Allergy season in Colorado is in full swing. Another long winter has passed, but many still find themselves stuck indoors in fear of the havoc springtime allergens can wreak.
Fighting seasonal allergies in Colorado isn't an exact science, but there are some steps you can take to find some relief. Knowing your triggers, monitoring outdoor air quality, and maintaining indoor air quality are the most important things to consider when allergy season arrives. Give yourself an upper-hand with these tips from online experts!
Reduce Your Risk
Reducing exposure to your allergy triggers, unsurprisingly, is the best way to take control of your seasonal allergies, according to The Mayo Clinic. Avoid outdoor activity during dry windy days, when dust and pollen is blowing about, and any time pollen counts are high. MC also recommends monitoring pollen counts in your area on the local news, newspapers, or on forecasting sites like pollen.com. It's best to stay indoors when pollen counts are high, but if avoiding the outdoors isn't an option, wear a face mask and take allergy medicine before your symptoms start.
Keeping your home free of allergens is a never-ending battle, but maintaining indoor air quality will do wonders in providing relief from seasonal allergies. MC says keep windows and doors closed during high pollen count days, and install HEPA filters on your furnace and air conditioner systems. Air purifiers can help maintain healthy indoor air quality too, but make sure your model doesn't emit ozone or another kind of air pollutant. When pollen counts are low — especially after a rainstorm or during the middle of the day — consider flushing out all the air inside your home with a whole house fan or other fresh air intake system. While outside air is where allergens thrive, the Environmental Protection Agency estimates indoor air is 2-5 times more polluted than outside air, even in industrial areas. Replacing stale, recirculated indoor air with fresh air from the outside also removes any lingering viruses, odors, pathogens and other volatile organic compounds (VOCs) from your home.
Wash It Off
Each time you step outside, your skin, clothes, hair, shoes, etc. collect tiny particles from everywhere you've been. And all those little particles return home with you. Kinda gross to think about, but easily remedied by leaving your shoes at the door, changing your clothes, and taking a quick rinse to wash everything off once you get home. This goes for household pets too — daily baths may be unrealistic for four-legged family members, but giving them a good rinse after an outdoor adventure (or after a good roll in who-knows-what) can help reduce the amount of allergens collected in their fur and brought back into your home.
Your home can never be too clean, especially if your seasonal allergies really beat you down.
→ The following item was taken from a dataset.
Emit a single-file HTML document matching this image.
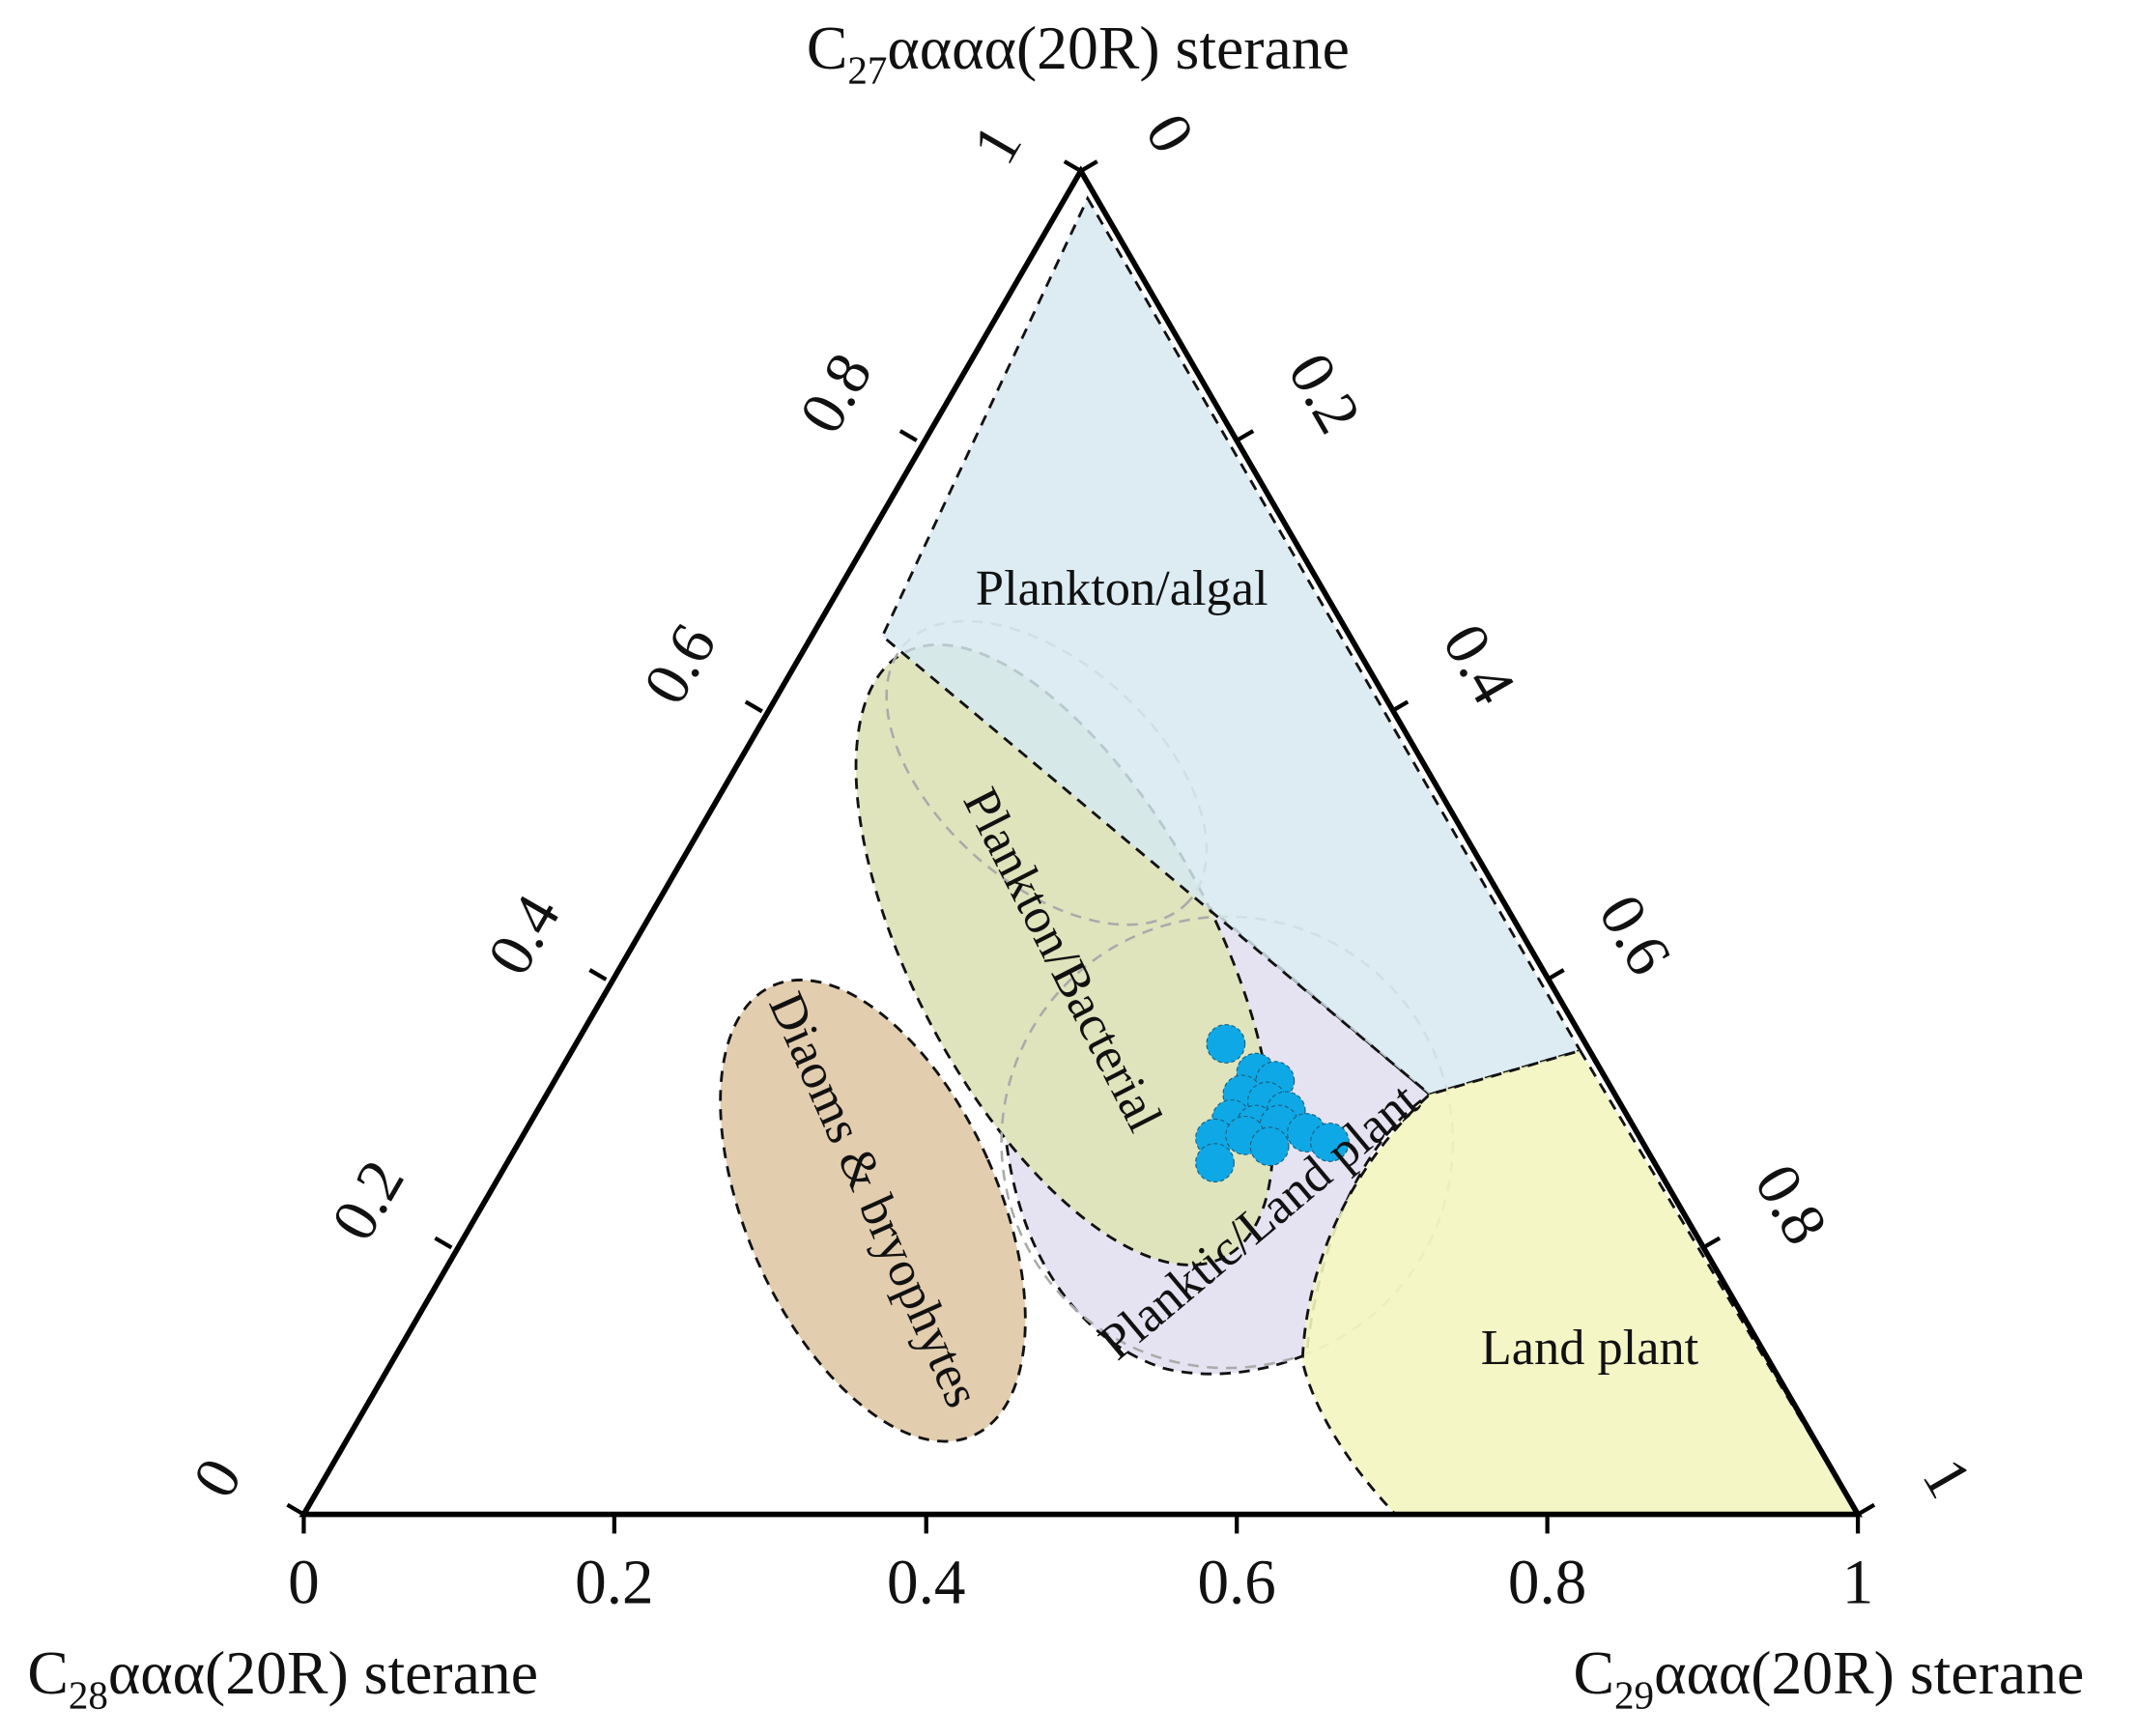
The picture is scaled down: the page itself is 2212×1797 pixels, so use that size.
<!DOCTYPE html>
<html><head><meta charset="utf-8"><style>
html,body{margin:0;padding:0;background:#fff;}
svg{display:block;}
text{font-family:"Liberation Serif",serif;fill:#111;}
</style></head><body>
<svg width="2212" height="1797" viewBox="0 0 1562 1269" xmlns="http://www.w3.org/2000/svg">
<!-- regions -->
<path d="M880,660 L1045,800 C1000,830 965,900 955,990 C920,1005 880,1008 850,1000 C790,980 745,920 735,830 C738,760 790,680 880,660 Z" fill="#e5e3f2" stroke="#111" stroke-width="2" stroke-dasharray="8,6"/>
<ellipse cx="778" cy="698" rx="250" ry="110" transform="rotate(62 778 698)" fill="#dfe4bd" stroke="#111" stroke-width="2" stroke-dasharray="8,6"/>
<circle cx="897" cy="835" r="165" fill="none" stroke="#aaa" stroke-width="1.8" stroke-dasharray="8,6"/>
<ellipse cx="765" cy="565" rx="140" ry="80" transform="rotate(42 765 565)" fill="none" stroke="#aaa" stroke-width="1.8" stroke-dasharray="8,6"/>
<path d="M795,145 L1155,768 L1045,800 L645,465 Z" fill="#d6e9f0" fill-opacity="0.85" stroke="#111" stroke-width="2" stroke-dasharray="8,6"/>
<path d="M1155,768 L1358,1107 L1020,1107 C985,1070 960,1030 952,995 C955,920 990,850 1045,800 Z" fill="#f3f5c0" fill-opacity="0.9" stroke="#111" stroke-width="2" stroke-dasharray="8,6"/>
<ellipse cx="638" cy="885" rx="92" ry="180" transform="rotate(-24 638 885)" fill="#e2cdaf" stroke="#111" stroke-width="2" stroke-dasharray="8,6"/>
<!-- data points -->
<g fill="#0fa8e6" stroke="#1a5f80" stroke-width="0.8" stroke-dasharray="3,2">
<circle cx="896" cy="763" r="14"/>
<circle cx="918" cy="784" r="14"/><circle cx="932" cy="790" r="14"/>
<circle cx="908" cy="800" r="14"/><circle cx="926" cy="805" r="14"/><circle cx="940" cy="812" r="14"/>
<circle cx="900" cy="818" r="14"/><circle cx="918" cy="822" r="14"/><circle cx="935" cy="822" r="14"/>
<circle cx="888" cy="832" r="14"/><circle cx="910" cy="830" r="14"/><circle cx="928" cy="838" r="14"/>
<circle cx="955" cy="828" r="14"/><circle cx="972" cy="835" r="14"/><circle cx="888" cy="850" r="14"/>
</g>
<!-- triangle -->
<path d="M790,125 L222,1107 L1358,1107 Z" fill="none" stroke="#000" stroke-width="4" stroke-linejoin="miter"/>
<g stroke="#000" stroke-width="3">
<line x1="222" y1="1107" x2="222" y2="1121"/><line x1="449" y1="1107" x2="449" y2="1121"/><line x1="677" y1="1107" x2="677" y2="1121"/><line x1="904" y1="1107" x2="904" y2="1121"/><line x1="1131" y1="1107" x2="1131" y2="1121"/><line x1="1358" y1="1107" x2="1358" y2="1121"/>
<line x1="222" y1="1107" x2="210" y2="1100"/><line x1="330" y1="912" x2="318" y2="905"/><line x1="443" y1="716" x2="431" y2="709"/><line x1="557" y1="520" x2="545" y2="513"/><line x1="670" y1="322" x2="658" y2="315"/><line x1="790" y1="125" x2="778" y2="118"/>
<line x1="790" y1="125" x2="802" y2="118"/><line x1="904" y1="322" x2="916" y2="315"/><line x1="1017" y1="520" x2="1029" y2="513"/><line x1="1131" y1="716" x2="1143" y2="709"/><line x1="1245" y1="912" x2="1257" y2="905"/><line x1="1358" y1="1107" x2="1370" y2="1100"/>
</g>
<!-- tick labels -->
<g font-size="46" text-anchor="middle">
<text x="222" y="1172">0</text><text x="449" y="1172">0.2</text><text x="677" y="1172">0.4</text><text x="904" y="1172">0.6</text><text x="1131" y="1172">0.8</text><text x="1358" y="1172">1</text>
<text transform="translate(172,1088) rotate(-60)">0</text>
<text transform="translate(282,885) rotate(-60)">0.2</text>
<text transform="translate(396,691) rotate(-60)">0.4</text>
<text transform="translate(510,493) rotate(-60)">0.6</text>
<text transform="translate(624,295) rotate(-60)">0.8</text>
<text transform="translate(742,113) rotate(-60)">1</text>
<text transform="translate(842,105) rotate(60)">0</text>
<text transform="translate(955,295) rotate(60)">0.2</text>
<text transform="translate(1068,493) rotate(60)">0.4</text>
<text transform="translate(1182,691) rotate(60)">0.6</text>
<text transform="translate(1296,888) rotate(60)">0.8</text>
<text transform="translate(1410,1088) rotate(60)">1</text>
</g>
<!-- axis titles -->
<g font-size="45">
<text x="788" y="50" text-anchor="middle">C<tspan font-size="29" dy="11">27</tspan><tspan dy="-11">αααα(20R) sterane</tspan></text>
<text x="20" y="1238">C<tspan font-size="29" dy="11">28</tspan><tspan dy="-11">ααα(20R) sterane</tspan></text>
<text x="1150" y="1238">C<tspan font-size="29" dy="11">29</tspan><tspan dy="-11">ααα(20R) sterane</tspan></text>
</g>
<!-- region labels -->
<g font-size="37" text-anchor="middle">
<text x="820" y="442">Plankton/algal</text>
<text x="1162" y="997">Land plant</text>
<text transform="translate(766,707) rotate(63)">Plankton/Bacterial</text>
<text transform="translate(628,882) rotate(66)">Diaoms &amp; bryophytes</text>
<text transform="translate(928,902) rotate(-40)">Planktic/Land plant</text>
</g>
</svg>
</body></html>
Consider vacuuming high traffic areas of your home more often, with a HEPA filter-equipped vacuum cleaner that won't spread more particles around your living space. And dust more often too, paying extra attention to the spots where dust can collect like light fixtures, tables, shelves, window sills, and other nooks and crannies. Lastly, WebMD says relying on harsh chemical-based cleaners can actually exacerbate allergy symptoms, and even cause additional irritation. Switching to natural cleaners or those with every-day ingredients like vinegar or baking soda is the best way to go.
No matter what, chances are seasonal allergies will have you down for the count at some point during the season, but being prepared will help mitigate your symptoms. It's important to know what your triggers are. You may think you know what the problem is, but experts agree that pinpointing your triggers with a skin test from an allergist will help you limit your exposure and side effects more effectively. Over-the-counter medications like antihistamines, corticosteroids, nasal sprays and decongestants can help relieve some allergy symptoms, but don't wait until you're suffering to start taking them. Many OTC remedies can be taken before you experience any symptoms, but it's always best to speak to your doctor before long-term use of any medication.
At-home treatments like nasal rinses and steam treatments may offer some relief from nasal decongestion, and natural remedies like hyper-locally produced honey, butterbur, spirulina, and other herbs have shown promise in allergy relief, though there are too few scientific studies to prove their effectiveness. Lastly, MC says studies have shown acupuncture treatments can also be effective, though results have been mixed. Work with your doctors and other allergy treatment professionals to find the best treatment options for you.
Don't succumb to seasonal allergies so easily when there are ways to fight back!